In queste ore apprendo che Giuseppe Genna è stato interdetto da Facebook per un post sulla reazione francese dopo gli attentati. Il post non l’ho letto, a volte ho difficoltà a capire quello che scrive Genna. Ma credo che ancora più interessante sia capire la dinamica dell’interdizione. Non sono sui social network, ma da quel che so un profilo viene sospeso su segnalazione di altri utenti o direttamente da Facebook. Nell’uno o nell’altro caso credo che questo episodio (come altri) sia piuttosto inquietante, tanto più che non credo che Giuseppe Genna abbia scritto qualcosa di più offensivo di quel che si legge in cert’altri commenti o status.

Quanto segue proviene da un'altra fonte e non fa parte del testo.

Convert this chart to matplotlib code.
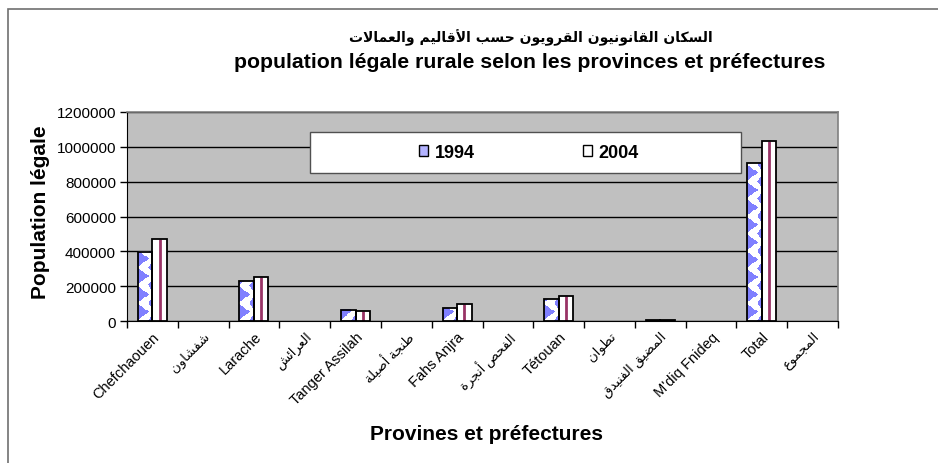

E in ogni caso trovo incredibile che stiamo affidando la creazione di opinione pubblica, consenso o anche solo entropia a un’entità astratta e soprattutto privata come Facebook, in altri termini a un’entità di cui in fondo non si conosce il meccanismo più profondo. Un po’ come per la formula della Coca Cola. Tuttavia, se non passiamo intere giornate a bere Coca Cola, al contrario da Facebook passano affari e comunicazioni di ogni genere, a ogni ora del giorno.

Da più parti adesso si dice di continuare, di andare avanti. Di non fare il gioco dei terroristi. Credo sia inutile rimarcarlo. Non è che ci siano alternative. Io continuo a scrivere i miei articoli, non è che posso fare altro. Più che il gioco dei terroristi, allora, credo che per me e per molti altri sia più difficile evitare di fare il gioco degli occidentali che finanziano i terroristi. È una faccenda che tira in ballo le nostre abitudini quotidiane, il tipo di carburante che usiamo, i viaggi che prenotiamo, i film che guardiamo, le squadre che tifiamo, i quartieri in cui andiamo ad abitare: certi interessi trasversali si infiltrano ovunque, e il denaro, a differenza del nome di dio, è uguale dappertutto.